>>>

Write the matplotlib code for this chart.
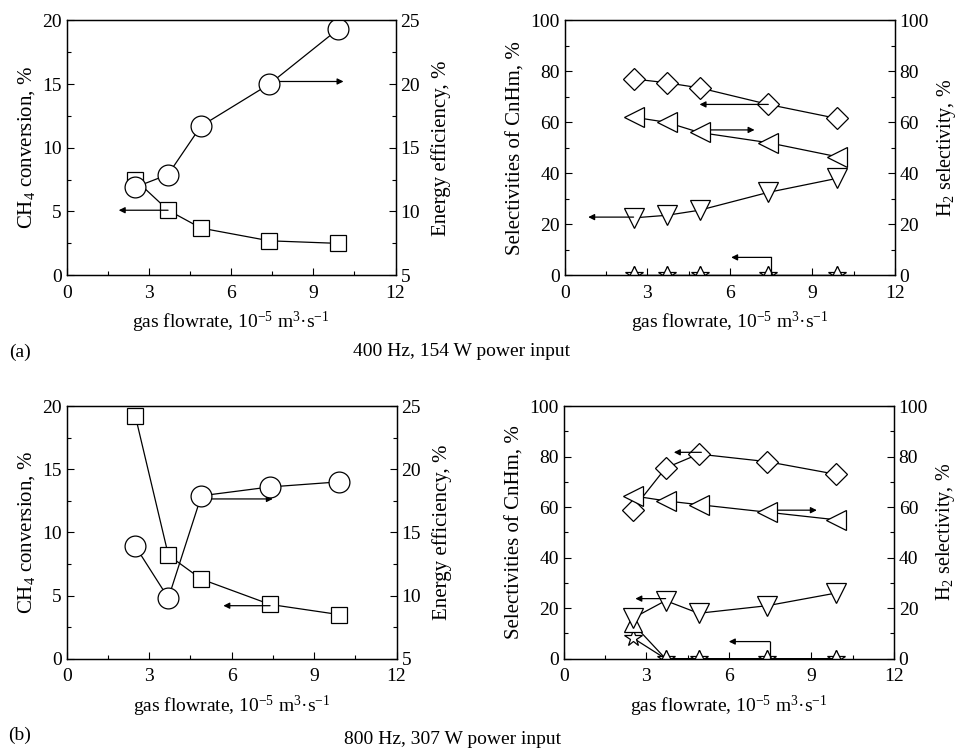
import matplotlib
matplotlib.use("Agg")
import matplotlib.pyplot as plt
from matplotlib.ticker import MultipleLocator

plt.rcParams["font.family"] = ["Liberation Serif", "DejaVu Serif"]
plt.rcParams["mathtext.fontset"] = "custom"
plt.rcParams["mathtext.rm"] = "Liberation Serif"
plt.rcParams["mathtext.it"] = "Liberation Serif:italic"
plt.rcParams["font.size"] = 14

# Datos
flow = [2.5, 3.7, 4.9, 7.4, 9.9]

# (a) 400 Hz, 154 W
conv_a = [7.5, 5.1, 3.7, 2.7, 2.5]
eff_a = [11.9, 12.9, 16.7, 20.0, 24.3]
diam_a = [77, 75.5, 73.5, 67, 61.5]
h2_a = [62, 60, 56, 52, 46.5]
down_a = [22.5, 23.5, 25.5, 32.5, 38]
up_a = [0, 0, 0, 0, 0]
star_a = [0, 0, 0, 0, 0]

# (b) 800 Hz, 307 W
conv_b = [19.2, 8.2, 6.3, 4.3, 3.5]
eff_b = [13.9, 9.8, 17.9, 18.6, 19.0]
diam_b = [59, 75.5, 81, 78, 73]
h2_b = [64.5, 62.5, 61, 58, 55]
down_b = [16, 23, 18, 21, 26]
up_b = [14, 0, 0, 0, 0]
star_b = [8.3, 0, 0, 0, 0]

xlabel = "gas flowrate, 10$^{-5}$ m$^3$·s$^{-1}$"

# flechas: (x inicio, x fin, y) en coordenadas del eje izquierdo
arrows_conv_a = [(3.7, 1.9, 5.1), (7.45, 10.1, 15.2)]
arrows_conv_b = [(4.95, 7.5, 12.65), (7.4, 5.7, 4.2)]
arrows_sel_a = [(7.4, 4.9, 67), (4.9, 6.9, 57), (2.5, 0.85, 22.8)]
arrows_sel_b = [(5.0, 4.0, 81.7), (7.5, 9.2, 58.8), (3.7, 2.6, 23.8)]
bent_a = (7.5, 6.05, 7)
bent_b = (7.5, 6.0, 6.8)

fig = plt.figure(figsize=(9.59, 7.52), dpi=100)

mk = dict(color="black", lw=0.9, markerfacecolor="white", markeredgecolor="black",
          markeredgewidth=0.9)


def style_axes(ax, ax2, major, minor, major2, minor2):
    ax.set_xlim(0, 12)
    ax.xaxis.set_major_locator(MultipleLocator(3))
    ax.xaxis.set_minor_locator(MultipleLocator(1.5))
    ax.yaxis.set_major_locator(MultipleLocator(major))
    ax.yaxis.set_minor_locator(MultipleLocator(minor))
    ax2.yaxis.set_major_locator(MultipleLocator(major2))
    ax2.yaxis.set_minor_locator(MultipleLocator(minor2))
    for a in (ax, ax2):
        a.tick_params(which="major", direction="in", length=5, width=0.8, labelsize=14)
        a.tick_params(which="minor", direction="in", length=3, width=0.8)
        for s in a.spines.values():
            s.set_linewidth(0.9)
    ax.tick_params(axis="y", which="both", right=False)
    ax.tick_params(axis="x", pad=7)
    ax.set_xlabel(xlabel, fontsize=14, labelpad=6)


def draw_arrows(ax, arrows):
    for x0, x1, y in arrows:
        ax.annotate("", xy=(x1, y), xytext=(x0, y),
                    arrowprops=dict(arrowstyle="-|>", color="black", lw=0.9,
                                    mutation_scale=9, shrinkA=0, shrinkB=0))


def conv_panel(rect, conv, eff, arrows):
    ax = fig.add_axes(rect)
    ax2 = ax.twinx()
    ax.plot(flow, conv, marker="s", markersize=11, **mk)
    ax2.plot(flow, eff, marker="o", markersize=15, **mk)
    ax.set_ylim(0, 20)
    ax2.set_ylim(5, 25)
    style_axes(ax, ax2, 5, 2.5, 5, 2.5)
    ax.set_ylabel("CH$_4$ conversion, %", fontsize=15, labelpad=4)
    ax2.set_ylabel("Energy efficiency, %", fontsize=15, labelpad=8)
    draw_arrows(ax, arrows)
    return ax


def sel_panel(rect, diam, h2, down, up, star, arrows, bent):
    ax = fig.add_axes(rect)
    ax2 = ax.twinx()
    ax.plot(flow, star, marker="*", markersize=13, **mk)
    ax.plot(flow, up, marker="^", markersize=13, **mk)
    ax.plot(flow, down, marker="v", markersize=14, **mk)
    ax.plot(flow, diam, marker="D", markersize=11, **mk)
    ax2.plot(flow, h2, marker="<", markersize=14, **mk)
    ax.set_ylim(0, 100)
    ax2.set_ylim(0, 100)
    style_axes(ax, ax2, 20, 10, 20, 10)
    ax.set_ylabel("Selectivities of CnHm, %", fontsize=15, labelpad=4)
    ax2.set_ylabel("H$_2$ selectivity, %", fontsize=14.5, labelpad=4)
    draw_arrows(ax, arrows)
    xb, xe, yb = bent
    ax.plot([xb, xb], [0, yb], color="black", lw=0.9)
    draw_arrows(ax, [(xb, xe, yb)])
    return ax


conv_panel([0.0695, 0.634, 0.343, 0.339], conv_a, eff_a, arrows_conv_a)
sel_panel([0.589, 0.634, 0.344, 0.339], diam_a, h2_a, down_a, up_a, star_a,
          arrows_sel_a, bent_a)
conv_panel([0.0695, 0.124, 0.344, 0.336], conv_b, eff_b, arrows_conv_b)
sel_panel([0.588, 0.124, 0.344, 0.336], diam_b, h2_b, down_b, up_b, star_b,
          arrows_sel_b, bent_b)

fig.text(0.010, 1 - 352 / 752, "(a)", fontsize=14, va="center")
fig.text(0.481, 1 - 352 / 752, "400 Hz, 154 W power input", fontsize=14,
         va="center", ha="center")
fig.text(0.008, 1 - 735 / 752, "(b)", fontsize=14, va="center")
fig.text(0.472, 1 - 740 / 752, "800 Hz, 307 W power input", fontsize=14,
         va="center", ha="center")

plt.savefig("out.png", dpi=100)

<<<
>>>

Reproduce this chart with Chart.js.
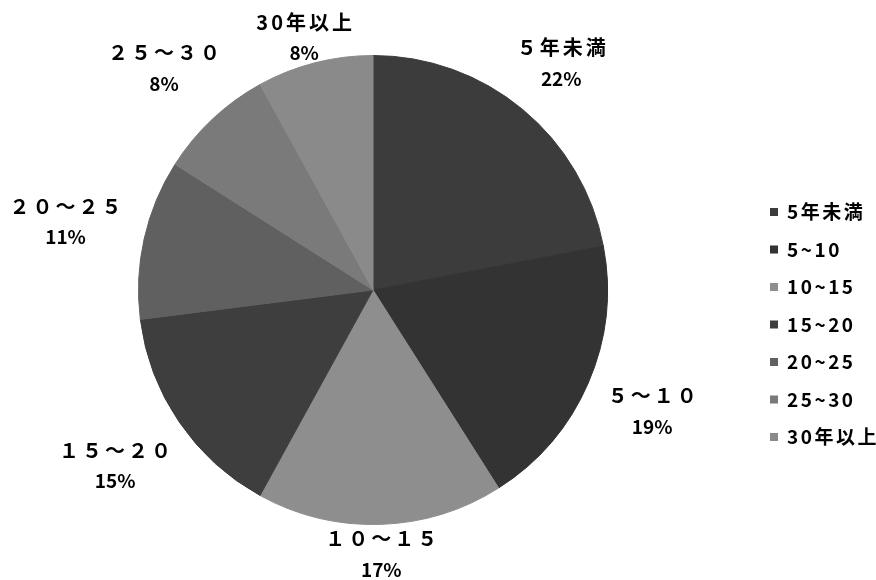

<<<

Go through the records above and copy every line with the word "chart".

* **ANSWER TO THE PROBLEM**
Write the matplotlib code for this chart.
Reproduce this chart with Chart.js.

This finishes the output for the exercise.